The screenshots above give an idea of what the current prototype does, let us now look at some of possible improvements. There are two major flaws in the current implementation:

  • text cannot be broken at arbitrary locations, only at the end of paragraphs;
  • user has to stop editing to see results.

We would like that text could be automatically moved anywhere between two words, not only between paragraphs. Also we would like such "automatic transfer" to occur seamlessly in real time (Writer, for example, implements such behavior), not only after editing is done. This is a serious problem both because it reduces the WYIWYG-ness for the user (who has to stop and check her results every once in a while) and because it complicates the design of the feature increasing the number of questions to be answered; all these questions hardly have a sensible answer from a UX point of view: should the whole text appear only in the first box (as it is the case now)? If yes, then shouldn't the next logical boxes be special and should not be editable?

The main goal of my GSoC 2015 project is to achieve the two properties above. As a starting point on deciding how to build them, I will now get back to the current implementation describing what it does under the hood.

Current prototype: a skeleton

The following is a overall scheme of how the current implementation works. The reader will notice how the general idea is extremely simple.

When user is editing: keep track of whether (and at which paragraph) the text exceeds the box size.

When user is done with editing: when creating "non-edit-mode" text of the box, if overflows occurred:

  • "cut" the overflowing paragraphs from text in current box;
  • set the overflowing paragraphs as text in the next logical box and recursively call checks on overflows.

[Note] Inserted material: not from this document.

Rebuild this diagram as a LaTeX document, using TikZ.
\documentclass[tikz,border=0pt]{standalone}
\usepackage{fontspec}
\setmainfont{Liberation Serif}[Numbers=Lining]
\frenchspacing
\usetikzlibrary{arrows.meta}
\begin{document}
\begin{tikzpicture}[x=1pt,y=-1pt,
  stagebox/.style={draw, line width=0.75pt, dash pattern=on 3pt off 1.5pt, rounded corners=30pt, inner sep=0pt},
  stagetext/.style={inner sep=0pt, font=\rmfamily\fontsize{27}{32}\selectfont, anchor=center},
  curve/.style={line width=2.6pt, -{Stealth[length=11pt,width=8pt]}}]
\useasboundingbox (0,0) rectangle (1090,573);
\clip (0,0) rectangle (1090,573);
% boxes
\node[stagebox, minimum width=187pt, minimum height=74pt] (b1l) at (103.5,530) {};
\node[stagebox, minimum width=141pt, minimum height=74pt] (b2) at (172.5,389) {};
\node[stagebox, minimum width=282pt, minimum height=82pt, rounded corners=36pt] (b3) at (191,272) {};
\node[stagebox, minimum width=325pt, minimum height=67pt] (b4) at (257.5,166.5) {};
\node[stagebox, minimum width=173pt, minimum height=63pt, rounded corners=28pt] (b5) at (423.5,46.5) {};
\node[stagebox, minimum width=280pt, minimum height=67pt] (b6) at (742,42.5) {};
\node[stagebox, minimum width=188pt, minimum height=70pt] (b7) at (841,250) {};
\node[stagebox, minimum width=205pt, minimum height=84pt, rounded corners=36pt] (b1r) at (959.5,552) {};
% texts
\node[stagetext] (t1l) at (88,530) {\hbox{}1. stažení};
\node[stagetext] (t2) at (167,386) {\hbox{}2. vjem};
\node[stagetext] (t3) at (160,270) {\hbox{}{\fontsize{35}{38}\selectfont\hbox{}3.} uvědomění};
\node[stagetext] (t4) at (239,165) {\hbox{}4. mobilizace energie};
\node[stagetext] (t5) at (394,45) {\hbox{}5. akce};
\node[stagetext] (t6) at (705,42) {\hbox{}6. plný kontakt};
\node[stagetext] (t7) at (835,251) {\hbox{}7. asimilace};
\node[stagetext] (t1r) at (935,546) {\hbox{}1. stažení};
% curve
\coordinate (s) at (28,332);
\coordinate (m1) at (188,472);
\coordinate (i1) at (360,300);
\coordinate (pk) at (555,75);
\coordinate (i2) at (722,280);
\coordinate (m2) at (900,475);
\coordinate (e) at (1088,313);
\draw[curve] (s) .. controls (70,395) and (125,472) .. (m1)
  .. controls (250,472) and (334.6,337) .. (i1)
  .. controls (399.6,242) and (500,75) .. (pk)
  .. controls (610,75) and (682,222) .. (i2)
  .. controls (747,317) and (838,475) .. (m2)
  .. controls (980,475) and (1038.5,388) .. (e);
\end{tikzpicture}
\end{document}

The current prototype for text chaining should be modified to handle between-words breaks and real-time modifications. Going in this direction will require abandoning a good part of code written last year (or at least the approach outlined above).
Next steps:

  • finding out how to test for overflow by words only; currently complete paragraphs are used to test for overflowing content.
  • finding out how to possibly modify content of text boxes in real time; current code depends completely on the user exiting editing mode.